Martin Heidegger hat am 27. Mai 1933 in Freiburg als Rektor eine Rede mit dem programmatischen Titel »Die Selbstbehauptung der Deutschen Universität« gehalten, in der er sich emphatisch zum Nationalsozialismus und zu Adolf Hitler als »Führer« bekannt hat. Aufgrund seines Eintretens für den Nationalsozialismus erhielt Heidegger nach 1945 für einige Jahre ein Lehrverbot, das allerdings 1951 aufgehoben wurde. Heute ist Heideggers Lehre von der Überwindung der Metaphysik an den Universitäten wieder wie selbstverständlich vertreten, ganz so, als sei nie etwas gewesen. Seine Philosophie wird streng von der Person Heidegger getrennt und jede Verbindung geleugnet.

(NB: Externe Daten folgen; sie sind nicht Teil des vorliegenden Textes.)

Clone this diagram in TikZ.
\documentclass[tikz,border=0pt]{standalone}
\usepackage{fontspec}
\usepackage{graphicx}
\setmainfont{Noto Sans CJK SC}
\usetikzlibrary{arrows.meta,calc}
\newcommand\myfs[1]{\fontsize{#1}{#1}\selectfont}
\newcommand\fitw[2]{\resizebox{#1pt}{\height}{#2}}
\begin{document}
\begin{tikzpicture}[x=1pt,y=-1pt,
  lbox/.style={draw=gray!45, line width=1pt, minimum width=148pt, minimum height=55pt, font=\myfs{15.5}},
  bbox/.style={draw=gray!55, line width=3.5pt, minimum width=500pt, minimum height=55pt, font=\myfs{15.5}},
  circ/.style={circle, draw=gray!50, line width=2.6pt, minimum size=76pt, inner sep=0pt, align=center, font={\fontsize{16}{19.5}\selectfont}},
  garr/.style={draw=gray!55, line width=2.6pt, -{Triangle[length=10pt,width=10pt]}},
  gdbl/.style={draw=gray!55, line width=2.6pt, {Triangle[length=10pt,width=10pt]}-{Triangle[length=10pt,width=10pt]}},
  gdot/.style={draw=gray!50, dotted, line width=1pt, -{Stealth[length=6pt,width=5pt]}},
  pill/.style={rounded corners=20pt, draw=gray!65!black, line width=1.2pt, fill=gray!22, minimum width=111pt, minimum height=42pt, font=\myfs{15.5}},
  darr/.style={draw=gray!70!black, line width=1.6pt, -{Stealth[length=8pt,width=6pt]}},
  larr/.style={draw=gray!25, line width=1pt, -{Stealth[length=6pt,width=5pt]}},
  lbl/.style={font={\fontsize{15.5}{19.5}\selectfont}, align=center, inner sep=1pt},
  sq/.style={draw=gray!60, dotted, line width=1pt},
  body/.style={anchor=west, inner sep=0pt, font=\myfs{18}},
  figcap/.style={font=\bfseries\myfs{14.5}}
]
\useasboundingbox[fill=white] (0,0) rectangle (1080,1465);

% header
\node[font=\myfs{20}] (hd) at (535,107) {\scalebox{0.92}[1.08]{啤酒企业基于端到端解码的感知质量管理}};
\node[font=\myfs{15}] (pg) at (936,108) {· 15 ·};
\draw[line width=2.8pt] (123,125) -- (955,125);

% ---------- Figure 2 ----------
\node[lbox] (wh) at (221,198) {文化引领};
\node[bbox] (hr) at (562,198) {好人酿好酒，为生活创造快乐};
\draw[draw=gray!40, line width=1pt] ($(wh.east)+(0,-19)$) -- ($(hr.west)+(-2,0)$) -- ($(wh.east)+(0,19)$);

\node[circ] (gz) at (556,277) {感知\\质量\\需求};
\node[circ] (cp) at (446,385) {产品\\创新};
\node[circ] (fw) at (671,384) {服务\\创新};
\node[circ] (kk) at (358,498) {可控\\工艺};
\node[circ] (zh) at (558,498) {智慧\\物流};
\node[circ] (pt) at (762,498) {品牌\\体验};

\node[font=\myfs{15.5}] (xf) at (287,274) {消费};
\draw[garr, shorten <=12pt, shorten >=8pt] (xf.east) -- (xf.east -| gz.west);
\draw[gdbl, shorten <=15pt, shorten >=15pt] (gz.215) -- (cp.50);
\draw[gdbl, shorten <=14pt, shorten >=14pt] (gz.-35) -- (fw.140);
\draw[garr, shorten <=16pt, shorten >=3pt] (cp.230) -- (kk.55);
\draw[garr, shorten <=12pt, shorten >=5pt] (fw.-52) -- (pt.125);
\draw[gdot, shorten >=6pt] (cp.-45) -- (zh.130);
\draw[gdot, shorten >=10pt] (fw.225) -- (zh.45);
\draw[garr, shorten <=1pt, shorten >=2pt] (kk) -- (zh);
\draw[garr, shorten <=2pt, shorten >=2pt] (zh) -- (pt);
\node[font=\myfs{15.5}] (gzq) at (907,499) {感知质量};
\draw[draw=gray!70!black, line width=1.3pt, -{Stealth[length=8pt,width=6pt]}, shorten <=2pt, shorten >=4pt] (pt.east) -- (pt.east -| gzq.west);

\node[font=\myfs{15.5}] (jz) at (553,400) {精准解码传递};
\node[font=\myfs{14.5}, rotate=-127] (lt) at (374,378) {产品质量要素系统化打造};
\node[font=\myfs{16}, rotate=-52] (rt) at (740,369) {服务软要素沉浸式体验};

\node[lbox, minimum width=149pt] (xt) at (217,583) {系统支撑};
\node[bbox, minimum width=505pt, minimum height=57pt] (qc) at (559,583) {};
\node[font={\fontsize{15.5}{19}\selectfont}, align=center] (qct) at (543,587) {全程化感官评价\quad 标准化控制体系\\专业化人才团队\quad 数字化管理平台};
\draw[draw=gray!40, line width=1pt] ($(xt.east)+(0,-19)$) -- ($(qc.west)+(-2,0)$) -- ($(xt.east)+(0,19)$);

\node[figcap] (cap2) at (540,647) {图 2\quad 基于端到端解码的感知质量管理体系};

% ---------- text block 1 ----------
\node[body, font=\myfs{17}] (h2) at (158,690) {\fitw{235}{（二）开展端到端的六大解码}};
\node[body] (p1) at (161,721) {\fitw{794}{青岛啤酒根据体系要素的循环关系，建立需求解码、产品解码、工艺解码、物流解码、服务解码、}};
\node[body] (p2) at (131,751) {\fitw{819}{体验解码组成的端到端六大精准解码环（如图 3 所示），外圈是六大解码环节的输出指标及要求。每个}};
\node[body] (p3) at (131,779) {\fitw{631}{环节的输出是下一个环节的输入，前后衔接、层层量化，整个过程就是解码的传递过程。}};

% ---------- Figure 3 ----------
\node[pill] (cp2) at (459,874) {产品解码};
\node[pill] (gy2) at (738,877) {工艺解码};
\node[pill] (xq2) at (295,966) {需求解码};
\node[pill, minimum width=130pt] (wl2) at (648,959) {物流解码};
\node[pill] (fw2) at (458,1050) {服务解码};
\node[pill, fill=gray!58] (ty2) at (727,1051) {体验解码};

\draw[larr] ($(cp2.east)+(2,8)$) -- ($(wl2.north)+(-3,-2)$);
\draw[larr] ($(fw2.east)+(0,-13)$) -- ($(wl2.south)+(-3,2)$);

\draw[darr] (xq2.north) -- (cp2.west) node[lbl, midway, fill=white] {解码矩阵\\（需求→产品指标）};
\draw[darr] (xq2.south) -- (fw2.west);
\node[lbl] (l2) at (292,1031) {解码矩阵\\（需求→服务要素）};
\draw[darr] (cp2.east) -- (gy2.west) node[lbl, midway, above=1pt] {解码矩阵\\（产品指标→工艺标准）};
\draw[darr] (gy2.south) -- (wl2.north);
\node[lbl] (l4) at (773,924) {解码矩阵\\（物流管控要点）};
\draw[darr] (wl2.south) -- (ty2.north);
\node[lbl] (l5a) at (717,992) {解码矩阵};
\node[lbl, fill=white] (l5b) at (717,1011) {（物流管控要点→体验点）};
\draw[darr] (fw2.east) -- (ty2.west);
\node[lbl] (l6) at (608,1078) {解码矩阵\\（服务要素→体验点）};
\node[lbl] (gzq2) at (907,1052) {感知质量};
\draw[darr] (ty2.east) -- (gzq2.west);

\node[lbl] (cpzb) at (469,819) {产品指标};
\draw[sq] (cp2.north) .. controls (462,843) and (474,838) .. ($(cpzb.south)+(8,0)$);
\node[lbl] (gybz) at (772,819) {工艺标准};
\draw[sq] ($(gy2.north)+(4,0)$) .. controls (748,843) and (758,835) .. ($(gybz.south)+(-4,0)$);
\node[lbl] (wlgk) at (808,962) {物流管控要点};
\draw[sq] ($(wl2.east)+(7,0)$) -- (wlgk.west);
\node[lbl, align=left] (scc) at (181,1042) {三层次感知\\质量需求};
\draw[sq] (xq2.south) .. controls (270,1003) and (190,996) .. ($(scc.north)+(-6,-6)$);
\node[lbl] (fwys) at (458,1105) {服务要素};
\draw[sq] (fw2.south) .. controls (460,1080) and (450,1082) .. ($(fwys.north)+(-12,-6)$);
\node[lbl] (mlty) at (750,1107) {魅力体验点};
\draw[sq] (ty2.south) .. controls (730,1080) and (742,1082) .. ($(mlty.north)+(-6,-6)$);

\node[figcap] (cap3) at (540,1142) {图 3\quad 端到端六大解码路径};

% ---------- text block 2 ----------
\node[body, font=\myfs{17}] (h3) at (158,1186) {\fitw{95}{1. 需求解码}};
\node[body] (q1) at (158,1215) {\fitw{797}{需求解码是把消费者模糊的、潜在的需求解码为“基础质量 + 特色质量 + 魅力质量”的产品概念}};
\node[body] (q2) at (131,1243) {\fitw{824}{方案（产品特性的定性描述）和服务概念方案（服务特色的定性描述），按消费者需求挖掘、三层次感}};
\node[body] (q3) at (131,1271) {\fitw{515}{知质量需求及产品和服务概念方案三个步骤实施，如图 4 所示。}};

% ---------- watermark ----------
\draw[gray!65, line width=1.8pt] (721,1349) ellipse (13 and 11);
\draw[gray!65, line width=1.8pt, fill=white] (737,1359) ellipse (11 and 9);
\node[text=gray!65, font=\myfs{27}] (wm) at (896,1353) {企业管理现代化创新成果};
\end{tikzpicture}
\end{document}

Gegen diese Form der Verdrängung hat nun der Philosoph Bernhard H. F. Taureck den Sammelband »Politische Unschuld? In Sachen Martin Heidegger« zusammengestellt. Seine These ist, dass »statt von einer schicksalhaften ›Verstrickung‹« besser »von einer durch Entschlossenheit und Entscheidung bestimmten Interessengemeinschaft Heideggers mit der NS-Bewegung gesprochen werden« sollte. Die Autoren des Bandes versuchen, das Ausmaß seiner Begeisterung für den Nationalsozialismus sowie die philosophischen Motive für sein Engagement zu ergründen.

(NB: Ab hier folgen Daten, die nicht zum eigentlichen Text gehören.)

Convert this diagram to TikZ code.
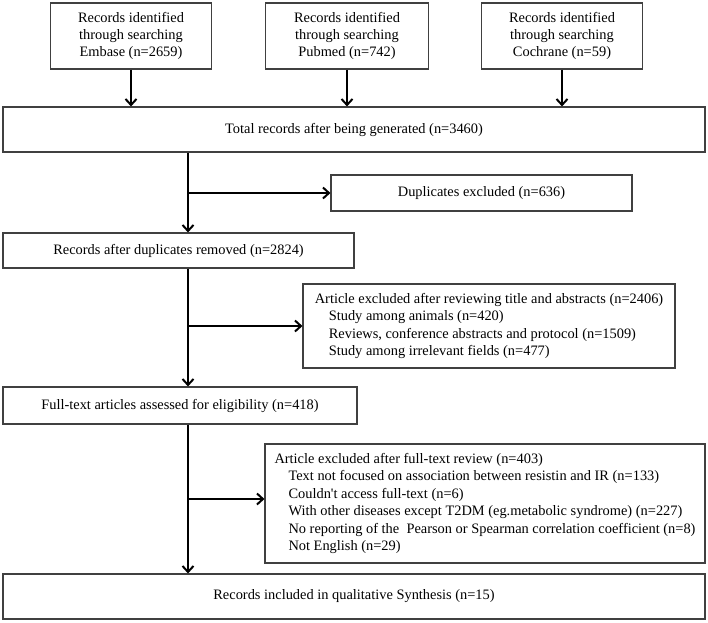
\documentclass[tikz,border=0pt]{standalone}
\usepackage{fontspec}
\setmainfont{Liberation Serif}
\usetikzlibrary{positioning,arrows.meta}

\begin{document}
\begin{tikzpicture}[x=1pt,y=-1pt,
  box/.style={draw=black!75,line width=1.1pt,inner sep=0pt,align=center,
    font=\fontsize{14.4}{17.4}\selectfont},
  exbox/.style={box,align=left},
  arr/.style={-{Straight Barb[length=6pt,width=11pt]},line width=2pt}]
  \useasboundingbox (0,0) rectangle (708,622);

  % sources
  \node[box,minimum width=161pt,minimum height=66pt] (emb) at (131,36) {Records identified\\through searching\\Embase (n=2659)};
  \node[box,minimum width=163pt,minimum height=66pt] (pub) at (347,36) {Records identified\\through searching\\Pubmed (n=742)};
  \node[box,minimum width=161pt,minimum height=66pt] (coc) at (562,36) {Records identified\\through searching\\Cochrane (n=59)};

  \node[box,minimum width=702pt,minimum height=45pt] (tot) at (354,129.5) {Total records after being generated (n=3460)};
  \node[box,minimum width=301pt,minimum height=36pt] (dup) at (481.5,193) {Duplicates excluded (n=636)};
  \node[box,minimum width=351pt,minimum height=35pt] (rec) at (178.5,250.5) {Records after duplicates removed (n=2824)};
  \node[exbox,minimum width=372pt,minimum height=84pt] (ex1) at (489,326) {Article excluded after reviewing title and abstracts (n=2406)\\
    \hspace*{14pt}Study among animals (n=420)\\
    \hspace*{14pt}Reviews, conference abstracts and protocol (n=1509)\\
    \hspace*{14pt}Study among irrelevant fields (n=477)};
  \node[box,minimum width=354pt,minimum height=37pt] (ful) at (180,405.5) {Full-text articles assessed for eligibility (n=418)};
  \node[exbox,minimum width=440pt,minimum height=119pt] (ex2) at (485,503.5) {Article excluded after full-text review (n=403)\\
    \hspace*{14pt}Text not focused on association between resistin and IR (n=133)\\
    \hspace*{14pt}Couldn\textquotesingle t access full-text (n=6)\\
    \hspace*{14pt}With other diseases except T2DM (eg.metabolic syndrome) (n=227)\\
    \hspace*{14pt}No reporting of the\ \ Pearson or Spearman correlation coefficient (n=8)\\
    \hspace*{14pt}Not English (n=29)};
  \node[box,minimum width=702pt,minimum height=45pt] (fin) at (354,596.5) {Records included in qualitative Synthesis (n=15)};

  \coordinate (tk) at (188,0);
  \coordinate (b1) at (188,193);
  \coordinate (b2) at (188,326);
  \coordinate (b3) at (188,499);

  \draw[arr] (emb.south) -- (emb.south |- tot.north);
  \draw[arr] (pub.south) -- (pub.south |- tot.north);
  \draw[arr] (coc.south) -- (coc.south |- tot.north);

  \draw[arr] (tot.south -| tk) -- (rec.north -| tk);
  \draw[arr] (b1) -- (dup.west);
  \draw[arr] (rec.south -| tk) -- (ful.north -| tk);
  \draw[arr] (b2) -- (ex1.west);
  \draw[arr] (ful.south -| tk) -- (fin.north -| tk);
  \draw[arr] (b3) -- (b3 -| ex2.west);
\end{tikzpicture}
\end{document}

Emmanuel Faye, der neben Victor Farias bereits ein grundlegendes Buch zum Thema veröffentlicht hat, weist überzeugend nach, dass Heidegger den Nationalsozialismus in die Philosophie eingeführt hat. Der Heidegger-Spezialist Rainer Marten thematisiert das Motiv des »Anfangs«, das in der Freiburger Rektoratsrede vorkommt und grundlegend für das Verständnis von Sein und Zeit ist. Ishay Landa möchte den Gegensatz zwischen Liberalismus und Faschismus als Schein entlarven und deutet letzteren dabei als Überspitzung des liberalen Individualismus. Heidegger sei kein Kollektivist, sondern gebe eine faschistische Antwort auf das Problem der Massengesellschaft.

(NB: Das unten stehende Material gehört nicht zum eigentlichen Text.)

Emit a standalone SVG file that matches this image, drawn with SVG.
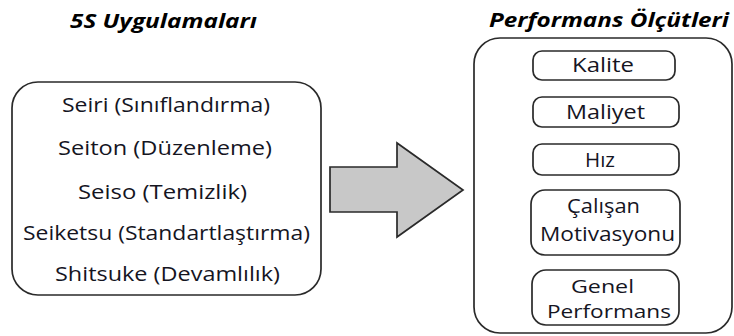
<svg xmlns="http://www.w3.org/2000/svg" width="734" height="336" viewBox="0 0 734 336">
  <style>
    .box { fill: #ffffff; stroke: #2a2a2a; stroke-width: 1.7; }
    .title { font-family: "Open Sans", "Liberation Sans", sans-serif; font-weight: bold; font-style: italic; font-size: 19px; fill: #000; }
    .lbl { font-family: "Open Sans", "Liberation Sans", sans-serif; font-size: 20px; fill: #15151f; }
    .tight { font-size: 18px; }
    .arrow { fill: #c8c8c8; stroke: #2a2a2a; stroke-width: 1.7; stroke-linejoin: miter; }
  </style>
  <rect width="734" height="336" fill="#ffffff"/>

  <!-- 5S practices -->
  <g id="uygulamalar">
    <text class="title" x="70" y="28" textLength="187" lengthAdjust="spacingAndGlyphs">5S Uygulamaları</text>
    <rect class="box" x="12" y="82" width="309" height="213" rx="26" ry="26"/>
    <text class="lbl" x="62" y="112" textLength="208" lengthAdjust="spacingAndGlyphs">Seiri (Sınıflandırma)</text>
    <text class="lbl" x="58" y="155" textLength="214" lengthAdjust="spacingAndGlyphs">Seiton (Düzenleme)</text>
    <text class="lbl" x="78" y="199" textLength="169" lengthAdjust="spacingAndGlyphs">Seiso (Temizlik)</text>
    <text class="lbl" x="23" y="240" textLength="287" lengthAdjust="spacingAndGlyphs">Seiketsu (Standartlaştırma)</text>
    <text class="lbl" x="55" y="281" textLength="225" lengthAdjust="spacingAndGlyphs">Shitsuke (Devamlılık)</text>
  </g>

  <!-- block arrow -->
  <g id="connectors">
    <path class="arrow" d="M330,167 L397,167 L397,143 L463,190 L397,237 L397,212 L330,212 Z"/>
  </g>

  <!-- performance criteria -->
  <g id="olcutler">
    <text class="title" x="489" y="27" textLength="240" lengthAdjust="spacingAndGlyphs">Performans Ölçütleri</text>
    <rect class="box" x="474" y="38" width="258" height="295" rx="26" ry="26"/>
  </g>
  <g id="kalite">
    <rect class="box" x="533" y="51" width="142" height="29" rx="9" ry="9"/>
    <text class="lbl" x="572" y="72" textLength="62" lengthAdjust="spacingAndGlyphs">Kalite</text>
  </g>
  <g id="maliyet">
    <rect class="box" x="533" y="97" width="146" height="30" rx="9" ry="9"/>
    <text class="lbl" x="566" y="119" textLength="79" lengthAdjust="spacingAndGlyphs">Maliyet</text>
  </g>
  <g id="hiz">
    <rect class="box" x="533" y="144" width="146" height="31" rx="9" ry="9"/>
    <text class="lbl" x="585" y="167" textLength="30" lengthAdjust="spacingAndGlyphs">Hız</text>
  </g>
  <g id="motivasyon">
    <rect class="box" x="531" y="190" width="149" height="65" rx="14" ry="14"/>
    <text class="lbl" x="567" y="213" textLength="73" lengthAdjust="spacingAndGlyphs">Çalışan</text>
    <text class="lbl" x="540" y="241" textLength="135" lengthAdjust="spacingAndGlyphs">Motivasyonu</text>
  </g>
  <g id="genel">
    <rect class="box" x="532" y="270" width="147" height="55" rx="14" ry="14"/>
    <text class="lbl tight" x="571" y="293" textLength="63" lengthAdjust="spacingAndGlyphs">Genel</text>
    <text class="lbl tight" x="547" y="318" textLength="124" lengthAdjust="spacingAndGlyphs">Performans</text>
  </g>
</svg>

Der Band beleuchtet verschiedene Aspekte des politischen und philosophischen Schaffens Heideggers und zerstört damit überzeugend den Irrglauben, dieser habe mit dem Nationalsozialismus »eigentlich« nichts zu tun gehabt oder sei gar ein - wie der Apologet Silvio Vietta lauthals verkündete - »Kritiker des Nationalsozialismus«. Es bleibt nach der Lektüre zu hoffen, dass sich die hier versammelten Erkenntnisse auch auf die akademische Auseinandersetzung mit Heidegger auswirken. Man darf also auf das nächste Heidegger-Seminar an der Uni Köln gespannt sein.